当发生循环引用，A实例初始化用到B，进入B的创建流程，B实例初始化时用到A，再进入A的创建流程，这时会先从三个缓存中逐一查找，在三级缓存中找到A对应的函数，执行该函数获取A实例

protected Object getEarlyBeanReference(String beanName, RootBeanDefinition mbd, Object bean) {
 Object exposedObject = bean;
 if (!mbd.isSynthetic() && hasInstantiationAwareBeanPostProcessors()) {
  for (BeanPostProcessor bp : getBeanPostProcessors()) {
   if (bp instanceof SmartInstantiationAwareBeanPostProcessor) {
    SmartInstantiationAwareBeanPostProcessor ibp = (SmartInstantiationAwareBeanPostProcessor) bp;
    exposedObject = ibp.getEarlyBeanReference(exposedObject, beanName);
   }
  }
 }
 return exposedObject;
}

这个过程会执行SmartInstantiationAwareBeanPostProcessor的后置处理方法getEarlyBeanReference

而AOP代理类AbstractAutoProxyCreator是实现了这个方法的

public Object getEarlyBeanReference(Object bean, String beanName) {
 Object cacheKey = getCacheKey(bean.getClass(), beanName);
 this.earlyProxyReferences.put(cacheKey, bean);
 return wrapIfNecessary(bean, beanName, cacheKey);
}

A对象会被放到早期代理缓存中，然后进入代理包装，如果A对象匹配通知方法的切入点，那么会创建A的代理对象，这样B对象中注入的A对象就是一个代理对象。

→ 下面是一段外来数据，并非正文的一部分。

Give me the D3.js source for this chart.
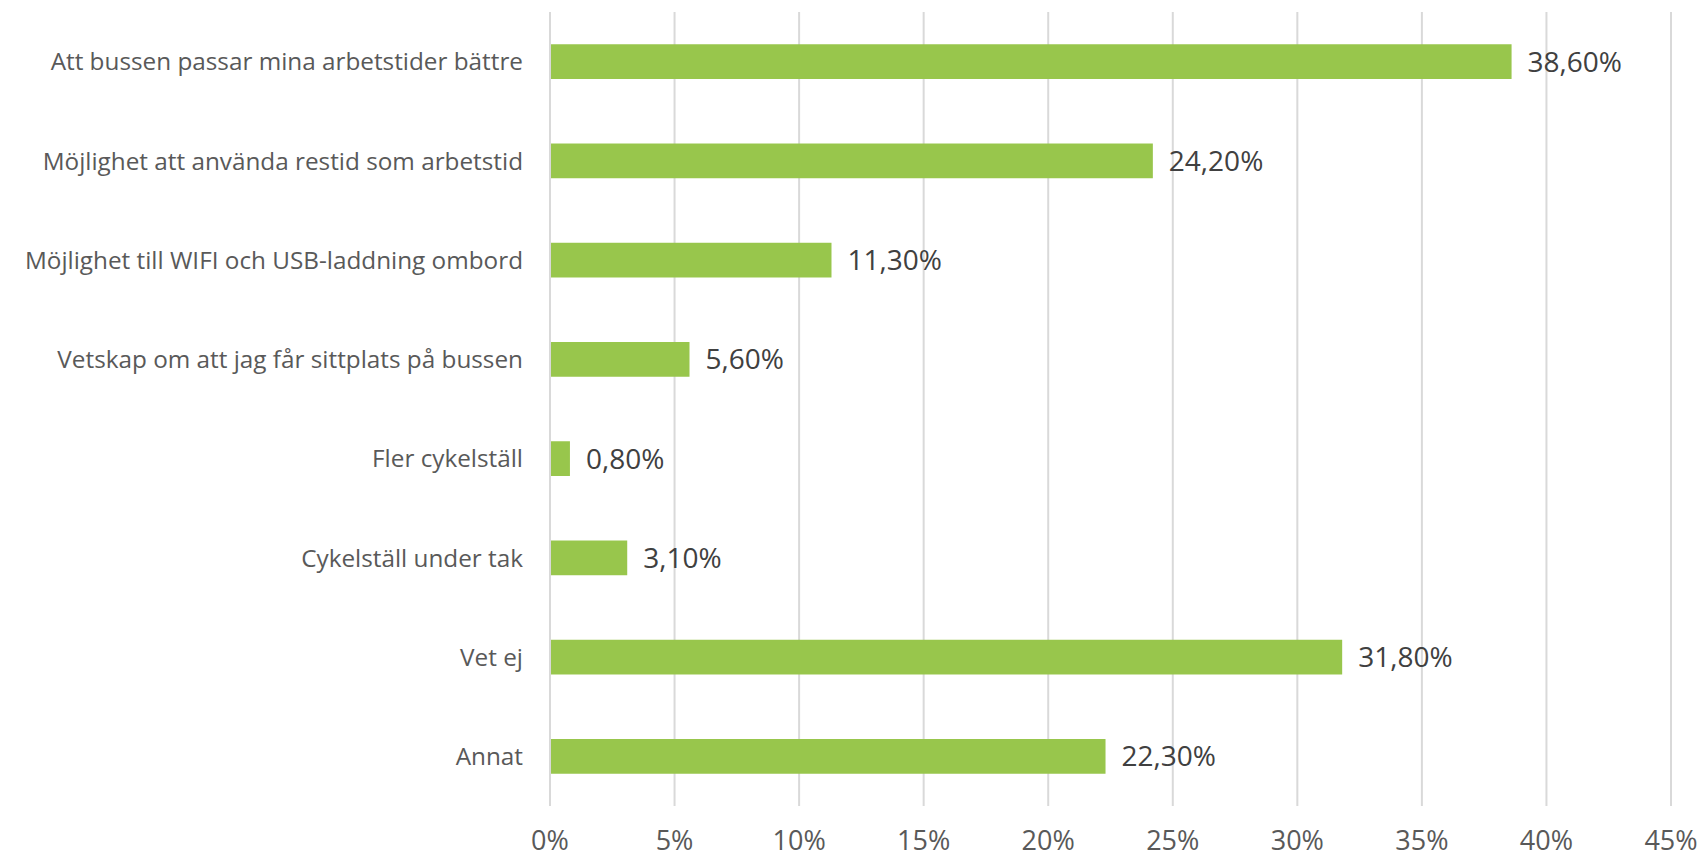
<!DOCTYPE html>
<html><head><meta charset="utf-8">
<script src="https://cdn.jsdelivr.net/npm/d3@7"></script>
<style>body{margin:0;background:#fff}svg{display:block}</style>
</head><body>
<svg id="c" width="1704" height="858"></svg>
<script>
const categories = ["Att bussen passar mina arbetstider bättre","Möjlighet att använda restid som arbetstid","Möjlighet till WIFI och USB-laddning ombord","Vetskap om att jag får sittplats på bussen","Fler cykelställ","Cykelställ under tak","Vet ej","Annat"];
const values = [38.6, 24.2, 11.3, 5.6, 0.8, 3.1, 31.8, 22.3];
const valueLabels = ["38,60%","24,20%","11,30%","5,60%","0,80%","3,10%","31,80%","22,30%"];
const ticks = [0,5,10,15,20,25,30,35,40,45];
const tickLabels = ["0%","5%","10%","15%","20%","25%","30%","35%","40%","45%"];

(function(){
const svg = d3.select("#c");
const pL = 550, pR = 1671, pT = 12, pB = 806;
const x = d3.scaleLinear().domain([0,45]).range([pL,pR]);
const y = d3.scaleBand().domain(categories).range([pT,pB]).paddingInner(0.65).paddingOuter(0.325);
const font = "'Open Sans', sans-serif";

svg.append("g").selectAll("line").data(ticks).join("line")
  .attr("x1",d=>x(d)).attr("x2",d=>x(d)).attr("y1",pT).attr("y2",pB)
  .attr("stroke","#d9d9d9").attr("stroke-width",2);

svg.append("g").selectAll("rect").data(values).join("rect")
  .attr("x",x(0)+1).attr("y",(d,i)=>y(categories[i]))
  .attr("width",d=>x(d)-x(0)-1).attr("height",y.bandwidth())
  .attr("fill","#98c64c");

svg.append("g").selectAll("text").data(values).join("text")
  .attr("x",d=>x(d)+16).attr("y",(d,i)=>y(categories[i])+y.bandwidth()/2)
  .attr("dy","0.36em").attr("font-family",font).attr("font-size",28).attr("fill","#404040")
  .text((d,i)=>valueLabels[i]);

svg.append("g").selectAll("text").data(categories).join("text")
  .attr("x",523).attr("y",d=>y(d)+y.bandwidth()/2).attr("dy","0.36em")
  .attr("text-anchor","end").attr("font-family",font).attr("font-size",24.3).attr("fill","#595959")
  .text(d=>d);

svg.append("g").selectAll("text").data(ticks).join("text")
  .attr("x",d=>x(d)).attr("y",850).attr("text-anchor","middle")
  .attr("font-family",font).attr("font-size",27).attr("fill","#595959")
  .text((d,i)=>tickLabels[i]);
})();
</script>
</body></html>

之后B对象完成了Bean创建流程，回到A对象的初始化流程，在A对象初始化后会执行 AbstractAutoProxyCreator#postProcessAfterInitialization，

public Object postProcessAfterInitialization(@Nullable Object bean, String beanName) {
 if (bean != null) {
  Object cacheKey = getCacheKey(bean.getClass(), beanName);
  if (this.earlyProxyReferences.remove(cacheKey) != bean) {
   return wrapIfNecessary(bean, beanName, cacheKey);
  }
 }
 return bean;
}

在这里会再次判断是否生成A的代理对象，由于早期代理对象中已存在，所以不会再次生成代理对象，避免违反单例原则。